Predictive imputation uses machine learning models (regression, KNN, random forests) to estimate missing values based on relationships with other variables.

**How it works:** Trains a model on complete cases, then predicts missing values using other variables as features.

**When to use:** Strong correlations exist between variables and you have sufficient complete cases for training (>50% complete).

**Key limitation:** More complex, computationally intensive, and may overfit or underestimate variance. Methods like MICE (Multiple Imputation by Chained Equations) are beyond this course's scope but are commonly used in research settings.


## Summary

In this tutorial, we tackled two crucial data science skills:

**Missing Data Analysis:** From detection to strategy selection to impact assessment, you now have a systematic approach to one of data science's biggest challenges.

**Integration:** Most importantly, you've learned to combine statistical analysis with sophisticated visualization for robust, honest exploration of messy real-world data.

**The Key insight:** Great exploratory data analysis isn't just about creating beautiful charts—it's about making informed decisions about data quality, visualization choices, and analytical strategies that lead to trustworthy insights.

Your toolkit now includes the technical skills AND the judgment needed for professional-quality data analysis in the real world, where data is never perfect and every choice matters.


## *Bringing It All Together*

This workbook was very different from the previous six tutorials. More conceptual. So to make sure that the salient ideas are not getting lost, choose **one** question from below and answer it on Ed Discussion. Make sure you post to the appropriate thread.

**Question 1: Strategic Decision-Making**
You have a dataset with 1000 rows and 20 columns. After analysis, you find that 5 columns have 60% missing data, and 8 columns have 15% missing data. If you use Strategy 1 (remove all rows with ANY missing values), you retain only 50 rows. If you use Strategy 2 (remove high-missing columns first, then incomplete rows), you retain 400 rows. Explain why Strategy 2 retains so much more data than Strategy 1, and describe a scenario where Strategy 1 might actually be the better choice despite the massive data loss.


**Question 2: Understanding Correlation-Aware Redundancy**
In the correlation-aware redundancy removal strategy, we only consider removing variables that have BOTH high missingness AND high correlation with another variable. Explain in your own words: Why is it important to check BOTH conditions (high missingness AND high correlation) rather than just removing all highly correlated variables? Use a **real world example** to illustrate your reasoning.


**Question 3: Imputation Trade-offs**
Simple statistical imputation (using mean/median) is fast and easy to implement, but it has a major drawback: it reduces variance in the data.

**(a)** Explain what "reduces variance" means in practical terms—what happens to the distribution of the data after mean imputation?

**(b)** Why is this a problem for downstream analysis? Give a specific **real world example** of a type of analysis or visualization where reduced variance would lead to misleading conclusions.

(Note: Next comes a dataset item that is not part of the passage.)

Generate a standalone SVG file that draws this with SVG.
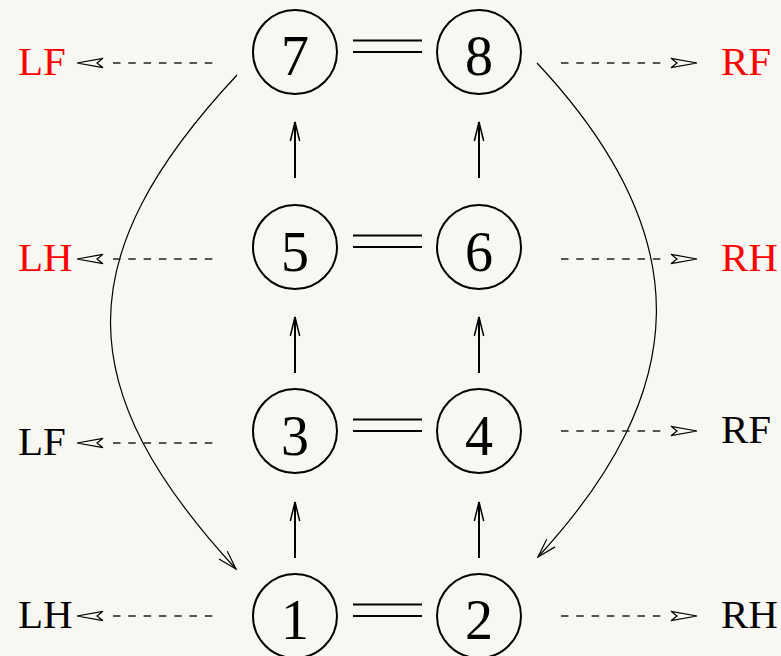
<svg xmlns="http://www.w3.org/2000/svg" xmlns:xlink="http://www.w3.org/1999/xlink" width="781" height="656" viewBox="0 0 781 656">
<style>
.node circle{fill:none;stroke:#000;stroke-width:2}
.num{font-family:"Liberation Serif","Times New Roman",serif;font-size:56px;text-anchor:middle;fill:#000}
.lbl{font-family:"Liberation Serif","Times New Roman",serif;font-size:41px;fill:#000}
.red{fill:#ff0000}
.dbl{stroke:#000;stroke-width:2.2;fill:none}
.up{stroke:#000;stroke-width:2;fill:none;marker-end:url(#ah)}
.crv{stroke:#000;stroke-width:1.2;fill:none;marker-end:url(#ah2)}
.dash{stroke:#222;stroke-width:1.3;stroke-dasharray:7.5 7.8;fill:none}
.head{fill:none;stroke:#000;stroke-width:1.2;stroke-linejoin:miter}
</style>
<defs>
<marker id="ah" markerUnits="userSpaceOnUse" viewBox="0 0 22 12" refX="20" refY="6" markerWidth="22" markerHeight="12" orient="auto">
<path d="M1,1.3 L20,6 L1,10.7" fill="none" stroke="#000" stroke-width="1.5"/>
</marker>
<marker id="ah2" markerUnits="userSpaceOnUse" viewBox="0 0 22 14" refX="20" refY="7" markerWidth="22" markerHeight="14" orient="auto">
<path d="M1,1.3 L20,7 L1,12.7" fill="none" stroke="#000" stroke-width="1.2"/>
</marker>
<path id="hr" class="head" d="M0,0 L-26,-4.7 L-20,0 L-26,4.7 Z"/>
</defs>
<rect width="781" height="656" fill="#f8f7f1"/>

<g id="connectors">
<path class="dbl" d="M353,40.5 H422 M353,52 H422"/>
<path class="dbl" d="M353,235.5 H422 M353,247 H422"/>
<path class="dbl" d="M353,419.5 H422 M353,431 H422"/>
<path class="dbl" d="M353,604.5 H422 M353,616 H422"/>

<path class="up" d="M295,558 V502"/>
<path class="up" d="M479,558 V502"/>
<path class="up" d="M295,373 V317"/>
<path class="up" d="M479,373 V317"/>
<path class="up" d="M295,178 V122"/>
<path class="up" d="M479,178 V122"/>

<path class="crv" d="M237,75 C67,257 70,389 236,569"/>
<path class="crv" d="M537,63 C702,239 690,392 538,557"/>

<path class="dash" d="M113,63 H213 M113,259 H213 M113,443 H213 M113,616 H213"/>
<path class="dash" d="M561,63 H661 M561,259 H661 M561,431 H661 M561,616 H661"/>
<use xlink:href="#hr" transform="translate(77,63) rotate(180)"/>
<use xlink:href="#hr" transform="translate(77,259) rotate(180)"/>
<use xlink:href="#hr" transform="translate(77,443) rotate(180)"/>
<use xlink:href="#hr" transform="translate(77,616) rotate(180)"/>
<use xlink:href="#hr" transform="translate(697,63)"/>
<use xlink:href="#hr" transform="translate(697,259)"/>
<use xlink:href="#hr" transform="translate(697,431)"/>
<use xlink:href="#hr" transform="translate(697,616)"/>
</g>

<g id="n7" class="node"><circle cx="295" cy="52" r="42"/><text class="num" x="295" y="75">7</text></g>
<g id="n8" class="node"><circle cx="479" cy="52" r="42"/><text class="num" x="479" y="75">8</text></g>
<g id="n5" class="node"><circle cx="295" cy="247" r="42"/><text class="num" x="295" y="271">5</text></g>
<g id="n6" class="node"><circle cx="479" cy="247" r="42"/><text class="num" x="479" y="271">6</text></g>
<g id="n3" class="node"><circle cx="295" cy="431" r="42"/><text class="num" x="295" y="455">3</text></g>
<g id="n4" class="node"><circle cx="479" cy="431" r="42"/><text class="num" x="479" y="455">4</text></g>
<g id="n1" class="node"><circle cx="295" cy="616" r="42"/><text class="num" x="295" y="639">1</text></g>
<g id="n2" class="node"><circle cx="479" cy="616" r="42"/><text class="num" x="479" y="639">2</text></g>

<g id="labels">
<text class="lbl red" x="18" y="75">LF</text>
<text class="lbl red" x="18" y="271">LH</text>
<text class="lbl" x="18" y="455">LF</text>
<text class="lbl" x="18" y="628">LH</text>
<text class="lbl red" x="721" y="75">RF</text>
<text class="lbl red" x="721" y="271">RH</text>
<text class="lbl" x="721" y="443">RF</text>
<text class="lbl" x="721" y="628">RH</text>
</g>
</svg>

**Question 4: Group-Based vs. Simple Imputation**
Imagine you're analyzing penguin body measurements, and you have missing values for "bill length." You have three species of penguins in your dataset: Adelie, Gentoo, and Chinstrap, and you know that Gentoo penguins have significantly longer bills than the other two species.

Explain why group-based imputation (imputing by species) would give you better results than simple mean imputation (using the overall mean for all penguins). What specific problem does group-based imputation avoid? What specific problems does it acase?


**Question 5: Missingness Patterns and Bias**
Looking at the Hawks dataset, we discovered that certain attributes (like `wingpitfat`, `tarsus`) have very high percentages of missing data, while others (like `species`, `wing`, `weight`) are mostly complete. Propose TWO possible real-world reasons why `wingpitfat` might be missing much more often than `wing` measurements. Think about the data collection process for studying wild birds.